Dicevamo che il romanzo ha avuto una grande diffusione –tanto che John Huston se ne ispirò per un film nel 1984 – per quanto un delirio narrativo possa aiutare a razionalizzare una fabula all’interno di una realtà artistica come quella del cinema in cui la dinamica prima-dopo, causa-effetto ha una grande importanza. E in effetti Sotto il vulcano, tradotto da noi da Giorgio Monicelli, sembra la traduzione perfetta dello shakespeariano “la vita non è che un’ombra vagante, (…) È un racconto fatto da un idiota,/ pieno di grida e furia,/ che non significa niente”.

Lowry riesce a sfuggire alle sirene del racconto tradizionale, con un giusto e un folle, un bene e un male, scendendo assieme al lettore nelle latebre della psiche attraverso l’alternarsi di narrazione, descrizione, diretto, indiretto e monologo, in modo da tentare la restituzione dell’accadere fuori e del sentire dentro. Non c’è un lieto fine, ma ci potrebbe anche essere, perché la moglie che aveva tradito e poi lasciato il protagonista ritorna da lui. Ma lui è preso da una penombra più forte della semplice luce diurna della ricongiunzione. I frammenti della narrazione parlano di rabbia per il tradimento, nostalgia di un prima che forse era solo immaginato e cullato come un eden perduto, ma soprattutto riportano il diario di un giorno solo, – ecco il richiamo all’Ulisse contemporaneo, compreso quello di Joyce di quasi trent’anni prima –, di un uomo che beve continuamente, che parla con amici, – che lo tradiscono –, che attraverso la natura ancora incontaminata del Messico e i suoi incombenti vulcani (il Popacatépetl ispira il titolo del romanzo) assiste ad una farsesca, inutile, becera corrida e poi, lasciato solo, deve fare i conti con l’odio verso lo straniero. Un odio che però il romanzo sapientemente mescola con gli eventi politici contemporanei, e perciò la guerra di Spagna e la rivoluzione messicana, il comunismo e il nazismo, la “resistenza” dell’uomo nativo contro le ideologie d’importazione. Perché alla fine da romanzo emerge una sorta di istanza sacrale: il console, protagonista malgré lui del racconto, è come esiliato in un antico giardino attorno all’immaginario Quauhnahuac (“possiede diciotto chiese e cinquantasette cantinas” – il riferimento alle bevute è costante nel romanzo) un’immagine altra di Cuernavaca – è un Adamo che non riesce più a parlare con l’immagine divina della terra, del monte che fuma minaccioso, della foresta, perché ne è ormai irrimediabilmente fuori. Ma, guardando nostalgicamente all’eden da cui si è esiliato, non può vedere i frammenti di quello stesso eden racchiusi negli altri: in una moglie che cerca disperatamente, e anche lei in modo contraddittorio, di riunirsi a lui, nei poveri del villaggio, nella cessazione dal vizio assurdo del bere che è pavesianamente quello della vita.

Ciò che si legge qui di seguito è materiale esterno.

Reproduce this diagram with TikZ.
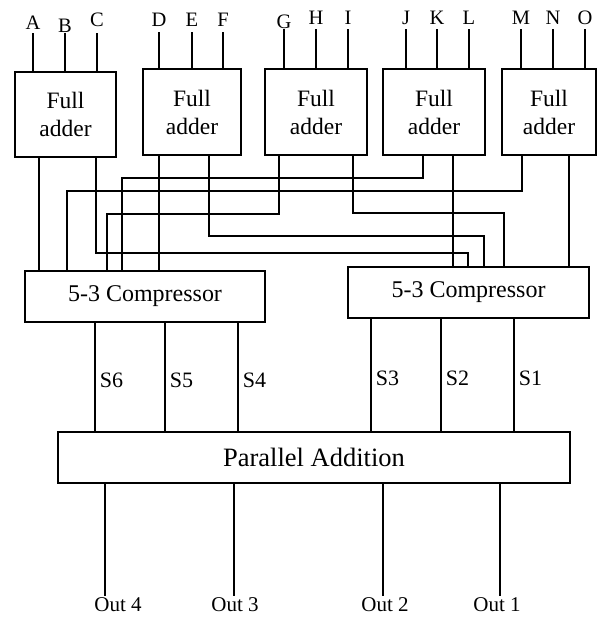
\documentclass[tikz,border=0pt]{standalone}
\usepackage{fontspec}
\setmainfont{Liberation Serif}
\usepackage{tikz}
\usetikzlibrary{calc}

\begin{document}
\begin{tikzpicture}[x=1pt, y=-1pt, line width=1.6pt,
    fa/.style={draw, line width=2pt, minimum width=102pt, minimum height=86pt, inner sep=0pt, align=center, font=\fontsize{23.5}{28}\selectfont},
    comp/.style={draw, line width=2pt, minimum width=241pt, minimum height=51pt, font=\fontsize{24}{28}\selectfont},
    pin/.style={anchor=base, inner sep=1pt, font=\fontsize{20.5}{24}\selectfont},
    sig/.style={right, pos=0.53, inner sep=4pt, font=\fontsize{22}{26}\selectfont},
    outl/.style={anchor=north, inner sep=1pt, font=\fontsize{21}{24}\selectfont}]
    \useasboundingbox (0,0) rectangle (602,619);
    \node[fa, minimum width=101pt, minimum height=85pt] (fa1) at (65.5,114.5) {Full\\adder};
    \node[fa, minimum width=98pt] (fa2) at (192,112) {Full\\adder};
    \node[fa] (fa3) at (316,112) {Full\\adder};
    \node[fa] (fa4) at (434,112) {Full\\adder};
    \node[fa, minimum width=94pt] (fa5) at (549,112) {Full\\adder};
    \foreach \n/\x/\b/\t/\f in {A/33/29/33/fa1, B/65/32/33/fa1, C/97/26/33/fa1,
        D/159/26/32/fa2, E/192/26/32/fa2, F/223/26/32/fa2,
        G/284/28/29/fa3, H/316/24/29/fa3, I/348/24/29/fa3,
        J/406/24/29/fa4, K/437/24/29/fa4, L/469/24/29/fa4,
        M/521/24/29/fa5, N/553/24/29/fa5, O/585/24/29/fa5} {
        \node[pin] (\n) at (\x,\b) {\n};
        \draw (\n |- 0,\t) -- (\n |- \f.north);
    }
    \node[comp, minimum width=240pt] (comp1) at (145,296.5) {5-3 Compressor};
    \node[comp] (comp2) at (468.5,292.5) {5-3 Compressor};
    \draw ([xshift=-26.5]fa1.south) -- ([xshift=-106]comp1.north);
    \draw ([xshift=30.5]fa1.south) -- ++(0,95) -| ([xshift=-0.5]comp2.north);
    \draw ([xshift=-33]fa2.south) -- ([xshift=14]comp1.north);
    \draw ([xshift=17]fa2.south) -- ++(0,80) -| ([xshift=15.5]comp2.north);
    \draw ([xshift=-37]fa3.south) -- ++(0,58) -| ([xshift=-38]comp1.north);
    \draw ([xshift=37]fa3.south) -- ++(0,57) -| ([xshift=35.5]comp2.north);
    \draw ([xshift=-11]fa4.south) -- ++(0,22) -| ([xshift=-23]comp1.north);
    \draw ([xshift=19]fa4.south) -- ([xshift=-15.5]comp2.north);
    \draw ([xshift=-27]fa5.south) -- ++(0,35) -| ([xshift=-78]comp1.north);
    \draw ([xshift=20]fa5.south) -- ([xshift=100.5]comp2.north);
    \node[draw, line width=2pt, minimum width=512pt, minimum height=51pt, font=\fontsize{26.5}{30}\selectfont] (par) at (314,457.5) {Parallel Addition};
    \draw ([xshift=-50]comp1.south) -- ([xshift=-219]par.north) node[sig] (s6) {S6};
    \draw ([xshift=20]comp1.south) -- ([xshift=-149]par.north) node[sig] (s5) {S5};
    \draw ([xshift=93]comp1.south) -- ([xshift=-76]par.north) node[sig] (s4) {S4};
    \draw ([xshift=-97.5]comp2.south) -- ([xshift=57]par.north) node[sig] (s3) {S3};
    \draw ([xshift=-27.5]comp2.south) -- ([xshift=127]par.north) node[sig] (s2) {S2};
    \draw ([xshift=45.5]comp2.south) -- ([xshift=200]par.north) node[sig] (s1) {S1};
    \foreach \k/\x/\d in {4/105/13, 3/234/1, 2/383/2, 1/500/-3} {
        \coordinate (e\k) at (\x,596);
        \node[outl] (o\k) at ([xshift=\d]e\k) {Out \k};
        \draw (e\k |- par.south) -- (e\k);
    }
\end{tikzpicture}
\end{document}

Una storia che non ha avuto ancora una lettura meditata da noi per vari motivi, soprattutto per uno scolastico: siamo abituati a parlare per ismi e per schemi: monologo interiore, realismo, flusso di coscienza, e abbiamo collocato Woolf, Joyce, Svevo e gli altri “eretici” dentro queste gabbie metodologiche che se da una parte aiutano lo studente a collocare nello spazio-tempo i nuclei fondanti di quelle poetiche, dall’altra escludono chi, come Lowry è fuori da queste catalogazioni. La sua scrittura è un insieme caotico di tecniche e non-tecniche narrative e, come si è detto, di “cronache” interiori di una dipendenza che gli serviva come rimozione di qualche cosa che lo portava verso l’inesprimibile nella lingua umana, anche quando a parlare è Yvonne, l’amore perduto e che sarebbe tornata, se il protagonista non fosse così – troppo – saggio da non ritenerlo possibile: “Non è un’evasione che intendo (…). Potrebbe essere una resurrezione”.


Malcolm Lowry, Sotto il vulcano, traduzione di Marco Rossari, Feltrinelli, 2013, pp. 426, euro 17,10.